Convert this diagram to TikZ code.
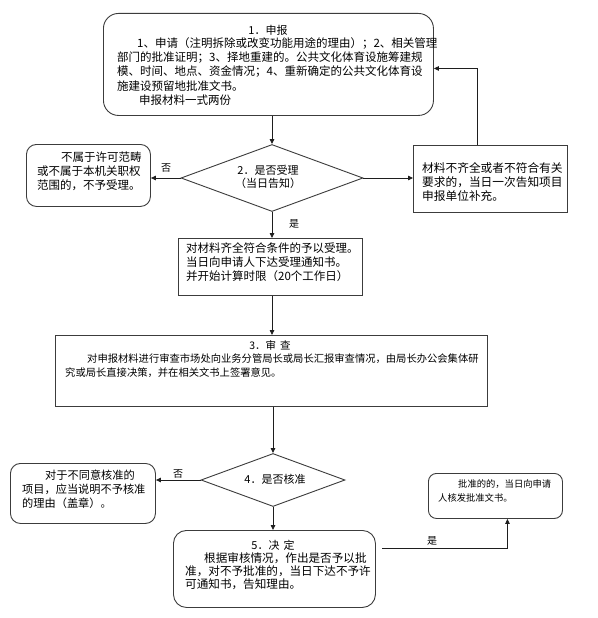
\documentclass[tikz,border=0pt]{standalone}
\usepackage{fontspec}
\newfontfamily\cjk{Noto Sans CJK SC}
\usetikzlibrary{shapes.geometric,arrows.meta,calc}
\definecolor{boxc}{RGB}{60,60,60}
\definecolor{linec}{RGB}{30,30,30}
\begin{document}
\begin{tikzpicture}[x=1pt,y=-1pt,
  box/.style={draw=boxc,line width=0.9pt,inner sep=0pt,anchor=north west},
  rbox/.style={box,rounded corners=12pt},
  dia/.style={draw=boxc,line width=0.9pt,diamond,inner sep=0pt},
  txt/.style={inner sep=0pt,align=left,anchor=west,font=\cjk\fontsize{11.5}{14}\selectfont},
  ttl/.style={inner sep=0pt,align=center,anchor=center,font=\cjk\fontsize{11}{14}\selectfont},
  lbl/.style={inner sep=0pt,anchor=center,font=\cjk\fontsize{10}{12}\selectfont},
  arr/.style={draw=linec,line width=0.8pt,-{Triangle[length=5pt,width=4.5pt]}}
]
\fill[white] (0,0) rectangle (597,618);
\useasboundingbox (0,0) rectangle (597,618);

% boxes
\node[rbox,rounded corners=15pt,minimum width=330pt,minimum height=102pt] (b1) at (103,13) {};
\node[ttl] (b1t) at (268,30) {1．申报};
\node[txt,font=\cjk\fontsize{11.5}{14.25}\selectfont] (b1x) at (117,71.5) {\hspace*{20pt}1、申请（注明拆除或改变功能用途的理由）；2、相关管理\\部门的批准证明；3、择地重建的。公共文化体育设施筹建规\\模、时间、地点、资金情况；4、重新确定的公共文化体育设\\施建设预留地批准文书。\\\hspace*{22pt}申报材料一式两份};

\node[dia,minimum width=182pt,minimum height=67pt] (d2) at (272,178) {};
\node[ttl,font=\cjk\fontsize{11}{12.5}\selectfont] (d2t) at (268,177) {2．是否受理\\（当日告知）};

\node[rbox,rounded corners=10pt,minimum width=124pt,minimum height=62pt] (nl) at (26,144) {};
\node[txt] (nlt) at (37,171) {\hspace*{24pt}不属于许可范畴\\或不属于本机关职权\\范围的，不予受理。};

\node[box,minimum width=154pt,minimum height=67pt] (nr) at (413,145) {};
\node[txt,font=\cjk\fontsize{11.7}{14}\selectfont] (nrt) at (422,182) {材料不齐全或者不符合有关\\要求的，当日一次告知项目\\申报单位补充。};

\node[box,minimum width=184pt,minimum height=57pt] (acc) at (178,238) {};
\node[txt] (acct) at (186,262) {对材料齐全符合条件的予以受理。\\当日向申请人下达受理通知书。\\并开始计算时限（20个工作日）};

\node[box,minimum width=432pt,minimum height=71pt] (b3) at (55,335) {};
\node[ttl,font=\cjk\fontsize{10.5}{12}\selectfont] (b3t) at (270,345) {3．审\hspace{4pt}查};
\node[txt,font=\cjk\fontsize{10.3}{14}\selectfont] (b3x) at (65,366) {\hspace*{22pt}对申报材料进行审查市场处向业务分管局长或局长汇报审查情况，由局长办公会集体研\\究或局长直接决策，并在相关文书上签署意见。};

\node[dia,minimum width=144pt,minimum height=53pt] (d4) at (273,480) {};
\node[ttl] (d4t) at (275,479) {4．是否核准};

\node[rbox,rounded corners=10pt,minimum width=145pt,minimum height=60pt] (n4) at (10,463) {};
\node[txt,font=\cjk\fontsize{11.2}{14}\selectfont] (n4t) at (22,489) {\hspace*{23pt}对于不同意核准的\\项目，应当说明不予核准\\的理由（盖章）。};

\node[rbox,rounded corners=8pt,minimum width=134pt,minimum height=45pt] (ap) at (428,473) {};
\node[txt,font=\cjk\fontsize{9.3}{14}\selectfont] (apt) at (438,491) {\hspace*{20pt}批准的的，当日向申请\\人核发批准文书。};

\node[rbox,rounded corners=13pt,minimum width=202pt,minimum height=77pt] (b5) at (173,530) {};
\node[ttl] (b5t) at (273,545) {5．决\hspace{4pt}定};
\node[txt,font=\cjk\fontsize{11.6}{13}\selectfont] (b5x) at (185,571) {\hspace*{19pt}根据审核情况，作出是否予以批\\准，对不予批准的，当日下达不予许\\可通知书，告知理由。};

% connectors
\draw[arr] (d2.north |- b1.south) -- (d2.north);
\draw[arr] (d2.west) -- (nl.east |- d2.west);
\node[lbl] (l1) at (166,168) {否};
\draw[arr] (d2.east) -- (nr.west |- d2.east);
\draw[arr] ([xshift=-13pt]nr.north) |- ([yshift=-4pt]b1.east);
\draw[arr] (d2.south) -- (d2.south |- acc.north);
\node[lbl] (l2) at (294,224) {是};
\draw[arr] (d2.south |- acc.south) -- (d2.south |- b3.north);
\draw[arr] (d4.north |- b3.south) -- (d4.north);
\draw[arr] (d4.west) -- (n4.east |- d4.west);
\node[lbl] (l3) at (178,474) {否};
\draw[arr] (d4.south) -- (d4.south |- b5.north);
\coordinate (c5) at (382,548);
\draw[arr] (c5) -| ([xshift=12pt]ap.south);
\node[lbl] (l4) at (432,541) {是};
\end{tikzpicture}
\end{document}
· · · ·
GIVEN REQUEST: Restate the listing above word for word, and skip the pictures.

ANSWER TO THE TASK:
Convert this diagram to TikZ code.
\documentclass[tikz,border=0pt]{standalone}
\usepackage{fontspec}
\newfontfamily\cjk{Noto Sans CJK SC}
\usetikzlibrary{shapes.geometric,arrows.meta,calc}
\definecolor{boxc}{RGB}{60,60,60}
\definecolor{linec}{RGB}{30,30,30}
\begin{document}
\begin{tikzpicture}[x=1pt,y=-1pt,
  box/.style={draw=boxc,line width=0.9pt,inner sep=0pt,anchor=north west},
  rbox/.style={box,rounded corners=12pt},
  dia/.style={draw=boxc,line width=0.9pt,diamond,inner sep=0pt},
  txt/.style={inner sep=0pt,align=left,anchor=west,font=\cjk\fontsize{11.5}{14}\selectfont},
  ttl/.style={inner sep=0pt,align=center,anchor=center,font=\cjk\fontsize{11}{14}\selectfont},
  lbl/.style={inner sep=0pt,anchor=center,font=\cjk\fontsize{10}{12}\selectfont},
  arr/.style={draw=linec,line width=0.8pt,-{Triangle[length=5pt,width=4.5pt]}}
]
\fill[white] (0,0) rectangle (597,618);
\useasboundingbox (0,0) rectangle (597,618);

% boxes
\node[rbox,rounded corners=15pt,minimum width=330pt,minimum height=102pt] (b1) at (103,13) {};
\node[ttl] (b1t) at (268,30) {1．申报};
\node[txt,font=\cjk\fontsize{11.5}{14.25}\selectfont] (b1x) at (117,71.5) {\hspace*{20pt}1、申请（注明拆除或改变功能用途的理由）；2、相关管理\\部门的批准证明；3、择地重建的。公共文化体育设施筹建规\\模、时间、地点、资金情况；4、重新确定的公共文化体育设\\施建设预留地批准文书。\\\hspace*{22pt}申报材料一式两份};

\node[dia,minimum width=182pt,minimum height=67pt] (d2) at (272,178) {};
\node[ttl,font=\cjk\fontsize{11}{12.5}\selectfont] (d2t) at (268,177) {2．是否受理\\（当日告知）};

\node[rbox,rounded corners=10pt,minimum width=124pt,minimum height=62pt] (nl) at (26,144) {};
\node[txt] (nlt) at (37,171) {\hspace*{24pt}不属于许可范畴\\或不属于本机关职权\\范围的，不予受理。};

\node[box,minimum width=154pt,minimum height=67pt] (nr) at (413,145) {};
\node[txt,font=\cjk\fontsize{11.7}{14}\selectfont] (nrt) at (422,182) {材料不齐全或者不符合有关\\要求的，当日一次告知项目\\申报单位补充。};

\node[box,minimum width=184pt,minimum height=57pt] (acc) at (178,238) {};
\node[txt] (acct) at (186,262) {对材料齐全符合条件的予以受理。\\当日向申请人下达受理通知书。\\并开始计算时限（20个工作日）};

\node[box,minimum width=432pt,minimum height=71pt] (b3) at (55,335) {};
\node[ttl,font=\cjk\fontsize{10.5}{12}\selectfont] (b3t) at (270,345) {3．审\hspace{4pt}查};
\node[txt,font=\cjk\fontsize{10.3}{14}\selectfont] (b3x) at (65,366) {\hspace*{22pt}对申报材料进行审查市场处向业务分管局长或局长汇报审查情况，由局长办公会集体研\\究或局长直接决策，并在相关文书上签署意见。};

\node[dia,minimum width=144pt,minimum height=53pt] (d4) at (273,480) {};
\node[ttl] (d4t) at (275,479) {4．是否核准};

\node[rbox,rounded corners=10pt,minimum width=145pt,minimum height=60pt] (n4) at (10,463) {};
\node[txt,font=\cjk\fontsize{11.2}{14}\selectfont] (n4t) at (22,489) {\hspace*{23pt}对于不同意核准的\\项目，应当说明不予核准\\的理由（盖章）。};

\node[rbox,rounded corners=8pt,minimum width=134pt,minimum height=45pt] (ap) at (428,473) {};
\node[txt,font=\cjk\fontsize{9.3}{14}\selectfont] (apt) at (438,491) {\hspace*{20pt}批准的的，当日向申请\\人核发批准文书。};

\node[rbox,rounded corners=13pt,minimum width=202pt,minimum height=77pt] (b5) at (173,530) {};
\node[ttl] (b5t) at (273,545) {5．决\hspace{4pt}定};
\node[txt,font=\cjk\fontsize{11.6}{13}\selectfont] (b5x) at (185,571) {\hspace*{19pt}根据审核情况，作出是否予以批\\准，对不予批准的，当日下达不予许\\可通知书，告知理由。};

% connectors
\draw[arr] (d2.north |- b1.south) -- (d2.north);
\draw[arr] (d2.west) -- (nl.east |- d2.west);
\node[lbl] (l1) at (166,168) {否};
\draw[arr] (d2.east) -- (nr.west |- d2.east);
\draw[arr] ([xshift=-13pt]nr.north) |- ([yshift=-4pt]b1.east);
\draw[arr] (d2.south) -- (d2.south |- acc.north);
\node[lbl] (l2) at (294,224) {是};
\draw[arr] (d2.south |- acc.south) -- (d2.south |- b3.north);
\draw[arr] (d4.north |- b3.south) -- (d4.north);
\draw[arr] (d4.west) -- (n4.east |- d4.west);
\node[lbl] (l3) at (178,474) {否};
\draw[arr] (d4.south) -- (d4.south |- b5.north);
\coordinate (c5) at (382,548);
\draw[arr] (c5) -| ([xshift=12pt]ap.south);
\node[lbl] (l4) at (432,541) {是};
\end{tikzpicture}
\end{document}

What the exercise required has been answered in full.